补充:剪枝是一个复杂的操作,需要将保留的注意力头部分的Wq、Kq、Vq和拼接后全连接部分的权重拷贝到一个新的较小的权重矩阵(注意先禁止grad再拷贝),并实时记录被剪掉的头以防下标出错。具体参考BertAttention部分的prune_heads方法。

2.1 BertEmbeddings

包含三个部分求和得到:

  1. word_embeddings,上文中subword对应的嵌入。
  2. token_type_embeddings,用于表示当前词所在的句子,辅助区别句子与padding、句子对间的差异。
  3. position_embeddings,句子中每个词的位置嵌入,用于区别词的顺序。和transformer论文中的设计不同,这一块是训练出来的,而不是通过Sinusoidal函数计算得到的固定嵌入。一般认为这种实现不利于拓展性(难以直接迁移到更长的句子中)。

三个embedding不带权重相加,并通过一层LayerNorm+dropout后输出,其大小为(batch_size, sequence_length, hidden_size)

补充:这里为什么要用LayerNorm+Dropout呢?为什么要用LayerNorm而不是BatchNorm?可以参考一个不错的回答:

transformer 为什么使用 layer normalization,而不是其他的归一化方法?202 赞同 · 12 评论回答正在上传…重新上传取消​

2.2 BertEncoder

包含多层BertLayer,这一块本身没有特别需要说明的地方,不过有一个细节值得参考:

利用gradient checkpointing技术以降低训练时的显存占用。

补充:gradient checkpointing即梯度检查点,通过减少保存的计算图节点压缩模型占用空间,但是在计算梯度的时候需要重新计算没有存储的值,参考论文《Training Deep Nets with Sublinear Memory Cost》,过程如下示意图:

在BertEncoder中,gradient checkpoint是通过torch.utils.checkpoint.checkpoint实现的,使用起来比较方便,可以参考文档:

torch.utils.checkpoint - PyTorch 1.8.1 documentation​pytorch.org/docs/stable/checkpoint.html

这一机制的具体实现比较复杂(没看懂),在此不作展开。

再往深一层走,就进入了Encoder的某一层:

2.2.1 BertLayer

这一层包装了BertAttention和BertIntermediate+BertOutput(即Attention后的FFN部分),以及这里直接忽略的cross-attention部分(将BERT作为Decoder时涉及的部分)。

理论上,这里顺序调用三个子模块就可以,没有什么值得说明的地方。

然而这里又出现了一个细节

        # 这是forward的一部分
        self_attention_outputs = self.attention(
            hidden_states,
            attention_mask,
            head_mask,
            output_attentions=output_attentions,
            past_key_value=self_attn_past_key_value,
        )
        outputs = self_attention_outputs[1:]  # add self attentions if we output attention weights

        # 中间省略一部分……

        layer_output = apply_chunking_to_forward(
            self.feed_forward_chunk, self.chunk_size_feed_forward, self.seq_len_dim, attention_output
        )
        outputs = (layer_output,) + outputs

        # 省略一部分……

        return outputs

    # 这是feed_forward_chunk的部分
    def feed_forward_chunk(self, attention_output):
        intermediate_output = self.intermediate(attention_output)
        layer_output = self.output(intermediate_output, attention_output)
        return layer_output

看到上面那个apply_chunking_to_forwardfeed_forward_chunk了吗(为什么要整这么复杂,直接调用它不香吗)?

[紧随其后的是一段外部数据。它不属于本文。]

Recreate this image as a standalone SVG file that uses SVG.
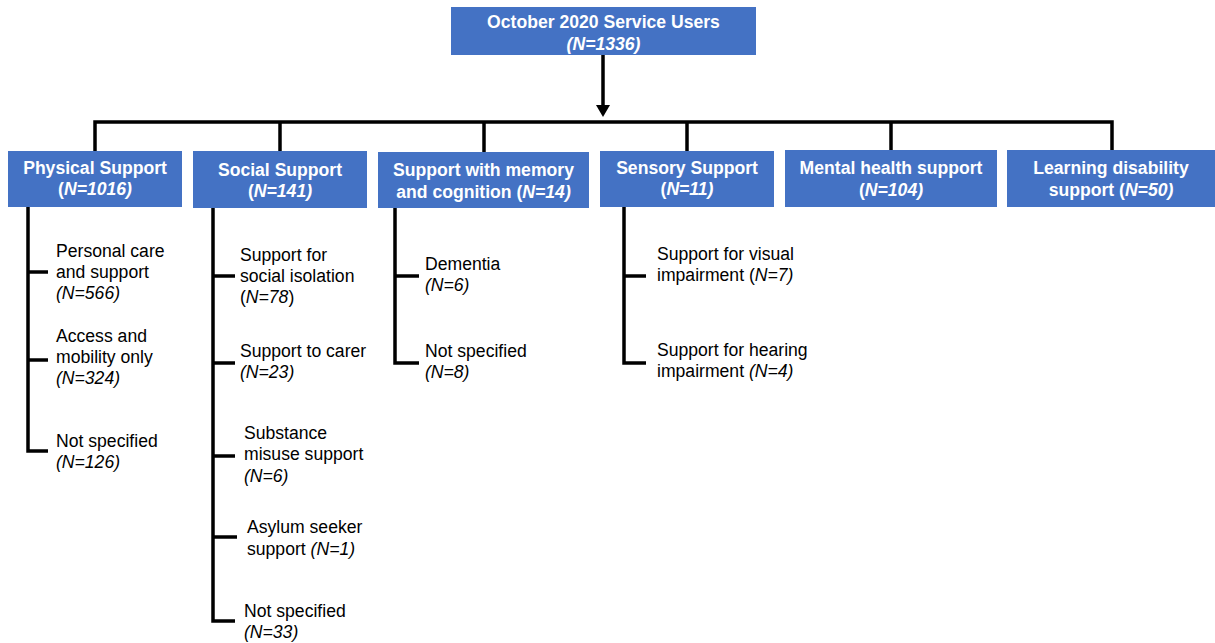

那么这个apply_chunking_to_forward到底是啥?深入看看……

def apply_chunking_to_forward(
    forward_fn: Callable[..., torch.Tensor], chunk_size: int, chunk_dim: int, *input_tensors
) -> torch.Tensor:
    """
    This function chunks the :obj:`input_tensors` into smaller input tensor parts of size :obj:`chunk_size` over the
    dimension :obj:`chunk_dim`. It then applies a layer :obj:`forward_fn` to each chunk independently to save memory.

    If the :obj:`forward_fn` is independent across the :obj:`chunk_dim` this function will yield the same result as
    directly applying :obj:`forward_fn` to :obj:`input_tensors`.
    ...
    """

哦,又是一个节约显存的技术——包装了一个切分小batch或者低维数操作的功能:这里参数chunk_size其实就是切分的batch大小,而chunk_dim就是一次计算维数的大小,最后拼接起来返回。

不过,在默认操作中不会特意设置这两个值(在源代码中默认为0和1),所以会直接等效于正常的forward过程。

继续往下深入,就是Transformer的核心:BertAttention部分,以及紧随其后的FFN部分。

2.2.1.1 BertAttention

本以为attention的实现就在这里,没想到还要再下一层……其中,self成员就是多头注意力的实现,而output成员实现attention后的全连接+dropout+residual+LayerNorm一系列操作。

class BertAttention(nn.Module):
    def __init__(self, config):
        super().__init__()
        self.self = BertSelfAttention(config)
        self.output = BertSelfOutput(config)
        self.pruned_heads = set()

首先还是回到这一层。这里出现了上文提到的剪枝操作,即prune_heads方法:

    def prune_heads(self, heads):
        if len(heads) == 0:
            return
        heads, index = find_pruneable_heads_and_indices(
            heads, self.self.num_attention_heads, self.self.attention_head_size, self.pruned_heads
        )

        # Prune linear layers
        self.self.query = prune_linear_layer(self.self.query, index)
        self.self.key = prune_linear_layer(self.self.key, index)
        self.self.value = prune_linear_layer(self.self.value, index)
        self.output.dense = prune_linear_layer(self.output.dense, index, dim=1)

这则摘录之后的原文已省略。